The first Ballet de Cour was the famous Ballet Comique de la Reine which took place in Paris in 1581 as part of a wedding celebration when Henry III's favourite, the Duke de Joyeuse married Marguerite, the sister of the queen consort Louise of Lorraine. Queen Louise arranged for the composer and choreographer Balthasar de Beaujoyeulx to devise a five and a half hour dance extravaganza. The spectacle, based on the Greek myth of Circe the enchantress, cost over one million écu to produce and starred Queen Louise herself. The climax of the ballet came when the Four Cardinal Virtues appealed to the gods to defeat Circe's malign powers and Jupiter responded by transferring the sorceress's magic to the French royal family.

The costumes worn by dancers of such spectacles as the Ballet Comique de la Reine didn't resemble tutus in the slightest. Instead, they were fashioned from brocades and other heavy materials, richly embroidered, and ornamented. The dancers also wore their own shoes on stage. As one might expect, these kinds of costumes greatly restricted the movements of the dancers.

Ballet became an increasingly popular form of entertainment after this beginning. However because of its association with the French royal class, its popularity was temporarily eclipsed around the time of the French Revolution. The French Revolution also brought a significant change to dancewear itself inspiring simple, lighter clothing that permitted a far greater range of movement. It was around this time that heeled shoes gave way to slippers, skirts were shortened to ankle length and ballet tights made their first appearance.

Still, it wasn't until 1832 that the familiar layers of ethereal tulle made their first formal appearance on a ballerina named Marie Taglioni who was dancing the lead role in La Sylphides, a ballet her father, the famous Italian choreographer Filippo Taglioni, created just to showcase her talents. Taglioni was so proud of her excellent pointe work that she shortened her skirt to show it off - and so the tutu was born.
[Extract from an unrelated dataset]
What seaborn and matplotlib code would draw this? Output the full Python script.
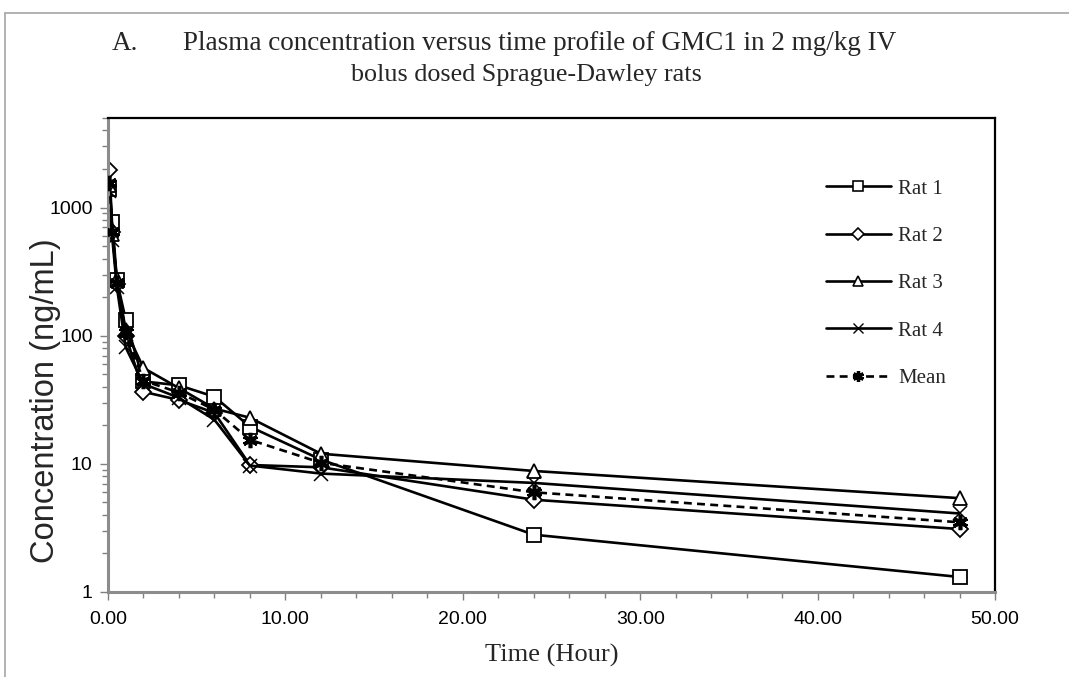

Taglioni's tutu was of a style that has come to be known as the Romantic tutu, a dreamy confection of three to five layers of soft, floaty tulle with a high waisted skirt that ended just at the calf. Other familiar tutu styles include the tiered, graduated net costume with top skirts of chiffon and organdy known as the pancake tutu; the fitted bodice and short, stiff, bell-shaped skirt known as the classical tutu; and the short, loose tulle skirt known as the powder-puff tutu that was invented by George Balanchine's designer, Karinska.